The Gentlemen of the Right state: saying simply ‘dusk’ (tasogare) when it should be ‘the hour of dusk’ (tasogare toki) sounds somewhat strange. The Gentlemen of the Left state: the Right’s poem is composed to recall the Kokinshū’s ‘A mountain cherry through the drifting mists’ (yamazakura kasumi no ma yori), but is inferior to the original.
Shunzei’s judgement: in regard to the Left’s poem, it is certainly the case that, even without the ‘hour’, ‘in the dusk’ is a standard expression. The Right’s poem sounds old-fashioned. The Left, though, does not sound unpleasant, even though its mentioning of ‘never will I forget’ (wasurezu yo) recollects ‘a tiled kiln’. It should win.
The Right state that as the entirety of the topic is expressed in the first line of the Left’s poem, it lack care [nen nashi]. The Left respond that saying that the characters of the topic appear in the first line of our poem suggest the Right is unable to count correctly! As for the Right’s poem, we find no particular faults, but it is ordinary [mezurashiki ni arazu].

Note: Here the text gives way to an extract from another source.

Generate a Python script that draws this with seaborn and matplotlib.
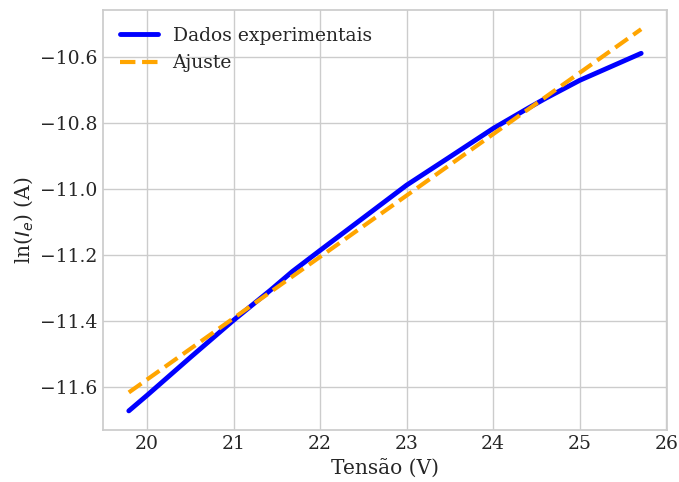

Shunzei’s judgement: The form of both poems is splendid [sugata wa yū ni koso haberumere]. In general, the mass of modern composition, whether or not it shows understanding of the form and diction of poetry [kinrai no utayomi no tomogara, sugata kotoba wa shireru ka shirazaru ka], also frequently fails to show enough attention to details of techique [bimyō no fūjō] and that I have cause to say this is certainly not laudable [kanshin serezaru koto]. However, the Right’s ‘the snow remains’ (yuki no okureite), seems somewhat contrived [sukoshi omoubeku], though the final one is excellent [yoroshikuhaberu]. Thus, it’s impossible to distinguish between the two poems.